Maria Reyes was a third generation gang member on the tough streets of East Long Beach in California. By age 11 she had seen her cousin shot in the back five times by the LAPD.
"No one cared," she told an auditorium crowded with Sunnyside High School students yesterday. "He was just another Mexican that got shot down."
She said no action was taken against the officers involved and she learned that justice didn't mean anything if you have the wrong color of skin. In other words, if you weren't white.
Her father had been in and out of prison her whole life and was finally taken away for a long time. Her mother worked three jobs and still could barely provide enough food for her family to eat.
"I had no hope," she explained. "It didn't matter if I got an A or an F in school. My parents never worried one way or the other. They were too busy. I realized I had no reason to work hard."
For Reyes and countless other students at Woodrow Wilson High School in Long Beach, that changed over time after they met Erin Gruwell, the inspiration for the movie Freedom Writers.
Reyes told the students she and other students tried to burst Gruwell's bubble when she first walked into the classroom.
"She didn't belong with us," she said. "I was convinced the only education I needed was on the streets."

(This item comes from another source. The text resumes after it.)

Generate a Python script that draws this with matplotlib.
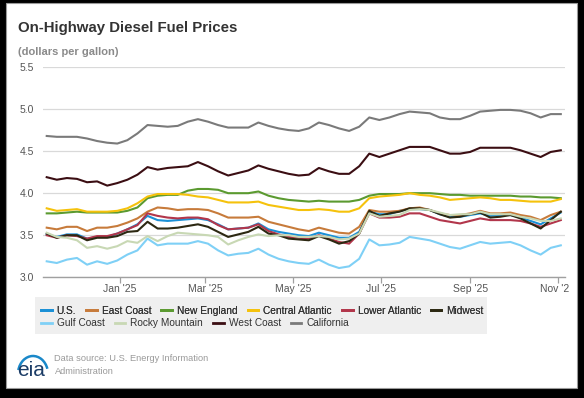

Reyes thought she would end up poor and with lots of children, but one day something happened that gave her a whisper of hope.
Gruwell made the students stand in a circle and began to speak with them.
"She told us no matter what we did before didn't matter," Reyes said. "She told us this was our second chance."
It was at that moment, Reyes said, that she begin to think maybe she could change her life.
She was given the book The Diary of Anne Frank to read but didn't see the point.
"She wasn't a Latina, she wasn't from my hood or from my gang," Reyes said of Anne Frank. "What could I possibly learn from her."
She read the book anyway, getting madder and madder at Gruwell as she turned each page. Then something happened. She read a quote from Frank that Reyes identified with. After that, she said, every time Anne was angry, she was angry, when Anne fell in love with Peter, she fell in love with Peter.
Reyes said she never cried when her cousin was killed, she never cried when her father went away to prison, but at the end of the story when Frank dies, Reyes said she cried like she's never cried before.
Things were beginning to make sense for the young Reyes but she was 'mad as hell' at Gruwell for making her read the book, knowing Anne Frank would die.
When Gruwell started making her students write a diary, for the first three months Reyes only wrote, "I hate Erin Gruwell."
Eventually she tired of that and started writing about her cousin's death.
"I finally started writing about my feelings," she said.
It was then she said she realized she could dream. "The light of dreams got turned on in my life."
Eventually Reyes graduated from high school. She went on to earn a Bachelor's degree from California State, Long Beach. She plans on getting her Master's degree soon and wants to become a teacher.
The students' diaries were published in a book which eventually was made into a movie in 2007.
"Erin did not change my life," she told the Sunnyside students, "I did. But she gave me the belief."
Her message wasn't lost on the students. Suunyside High School senior Ivan Mercado, from California, said her speech made him think twice.
"It's good to see someone like me change their lives," he said. "I've barely changed mine."
Teodoro Bojorquez Ruiz was also affected by her speech. He said he liked that Reyes talked about her life and could see the correlation to his.
"I will try harder," he said. "The message sank in."
Several more students went up to Reyes after her speech, tears in their eyes, to thank her for coming. Several had that look that only one who has lived it, could know.
"When we don't have home, we have to find it, when we don't have strength, we have to find it and when we don't have courage, we have to find it," she told the students.